When Dukes County veterans agent Jo Ann Murphy steps onto the pavement in Oak Bluffs on Tuesday morning as a participant in the annual Island Veterans Day parade, she will be thinking about Vineyarders serving in the armed forces and wondering whether she knows them all.

During her many years working in veterans services, Mrs. Murphy said she has never seen such a peculiar time. Due to the Homeland Security Act, the county veterans agent is unable to acquire an official list of Vineyard veterans, active and retired. As a result, she has been forced to rely on families, friends and a few formal notices to piece together her list. She knows it is incomplete, and that frustrates her.

Mrs. Murphy has accumulated numerous pieces of paper in a thick folder. All contain names, all of them from Vineyard families. She puts the number at close to 60. At least three have been injured in the Middle East. Last month, she placed a newspaper advertisement seeking more names of Island veterans.

Throughout the year and with the generous assistance of many Islanders, Mrs. Murphy sends out packages to sailors, soldiers and marines who are on active duty around the globe. It is her way of saying thanks and letting them all know that there are people at home who care. It’s the Vineyard way.

“There are a lot of generous people here on the Island,” she said.

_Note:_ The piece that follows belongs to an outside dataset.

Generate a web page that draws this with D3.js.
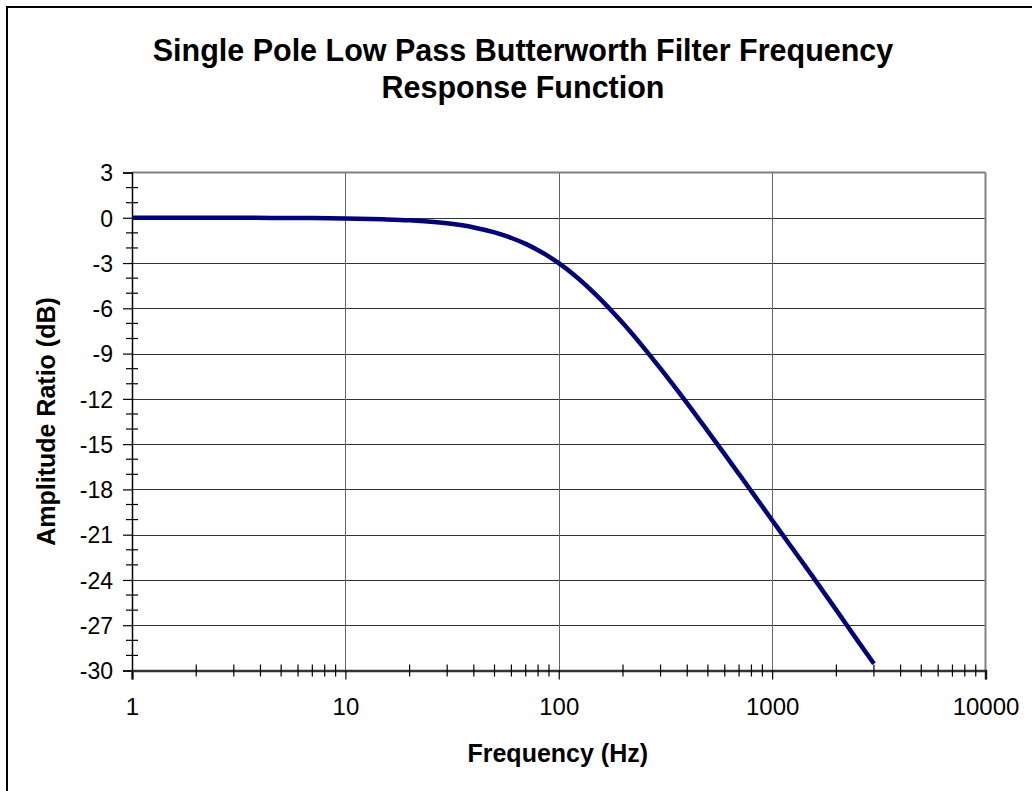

Veterans Day is Tuesday. A small but spirited group of veterans, scouts and others will assemble for a parade that begins at 10:45 a.m. at Our Market in Oak Bluffs. They will march into town, up Lake avenue and through Farland Square to Ocean Park for a simple service in front of a boulder commemorating World War II veterans. Michael A. Halt, the West Tisbury School principal and a lieutenant colonel in the U.S. Marine Corps, will say a few words.

This week, Mrs. Murphy plans to send out a stack of packages that she has been assembling at home. The packages contain goodies from many Island sources. She will send them to servicemen she has on her list. But she worries about the ones who are not on the list.

“We have to know who they are, if they need help,” she said. Recently she met with Bob Pacheco at Reliable Market and gave him a wish list of items she wanted to send to soldiers in Iraq. Mr. Pacheco specially ordered what he didn’t have. “We will send potato sticks, spaghetti and meatballs and tuna fish in cans. For some reason they love sardines. We will send boxes of candy. Granola bars. No chocolate. Chocolate melts,” Mrs. Murphy said.

She continued: “Estelle Burnham of Edgartown every once in awhile puts an advertisement in the paper. People send her money. The sheriff’s department has given money. Farm Neck has given money. The Martha’s Vineyard Permanent Endowment has given money. It all helps to pay for the postage and whatever we get.” Barry Nevin of Edgartown is helping with the packaging this week. She is the mother of James Hagerty, currently on active duty.

Mrs. Murphy knows of three Islanders who have been wounded in Iraq and she said at least two have received the Purple Heart. In separate events, Richard Monaco and Michael Berninger were hurt while riding in vehicles. Randy Dull also was injured. “There may be others, but I don’t know about it,” she said. Mostly, Vineyarders have been lucky.

“I lost track after I sent out 1,200 pounds of packages. That was last December,” Mrs. Murphy said.

Her challenge today is making sure she has names. “My understanding is that we have a kid in Afghanistan, Anthony Sullo of Tisbury. But I don’t have his address. He just came back from Iraq in the last year and now he is in Afghanistan. I wish I had his address.

“When I was in Southeast Asia in 1974, I got a letter from my mother every day and a package every week. There was never a customs form to fill out. I have to fill out a customs form for every package I send.

“The American Legion has a Vineyard Gazette with all the names of those who served in World War II, by town. But now we have Homeland Security. You can’t send packages to just any soldier. It is all very different from back then,” she said.